Camino a lo largo del muro delimitador. Paso junto a símbolos extraños, basura, herramientas rotas. Niños descalzos me pasan corriendo por al lado. ¡Deben tener las plantas de los pies como de cuero! Avanzo por Elm Row. Veo aparecer el lujoso North British Hotel. Giro en dirección a North Bridge y el viento me hace doler. Veo el castillo de Edimburgo a la derecha, el vapor que sube de la estación de Waverley, Arthur’s Seat y los peñascos a la izquierda —un destello azul más lejano todavía que las olas—. Bueno saber que está el mar cerca. Es importante, en cualquier ciudad, conocer siempre las vías de escape. Papá me traía aquí una vez al año. Vendía achuras, o hacía trueque, y después me dejaba esperando en el bar mientras él se iba con una mujer. Freno en el medio del Tron. Detrás está la Royal Mile,

Escupo.

Miro la saliva sobre los adoquines, una pizca de sangre que solo veo yo.

Empiezan a amontonarse hombres a mi alrededor. Cuellos clericales. Pelo corto. Piel limpia. Bigote o barba. Zapatos lustrados. Avanzan como barcos de distintos tamaños en un mar gris. Un cura joven desliza su mirada por mi cuerpo con pensamientos tan impuros como los de cualquiera. Sé que lleva dentro del pantalón algo tan tibio e indefenso como un ratón. Esa cosa solo podría erguirse por crueldad. Calor en las sienes. ¡Podría clavarlo tan fácil!
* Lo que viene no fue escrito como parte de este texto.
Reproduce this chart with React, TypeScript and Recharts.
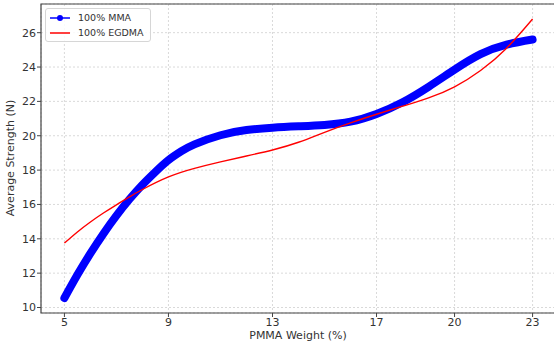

Ruido de zapatos pisando adoquines. Uno a uno, los sacerdotes desaparecen más adelante en el City Chambers. El pregonero grita.

Adelante se ven los chapiteles de St Giles.

Edimburgo seduce con sus edificios antiguos. Sirve alcohol y comida a sus transeúntes, les ofrece sus chucherías, les vacía los bolsillos. Es una carterista. La mejor clase de ladrona: de quien menos desconfiás.

Tiene que parecer que no veo. Que no sé.

Desciendo en una calle a la sombra. Los ruidos de la ciudad se atenúan.

¿Qué depredador clase uno dejaría avanzar a alguien mejor?

Que Dios te ayude si de noche te duermes al lado de un cocodrilo.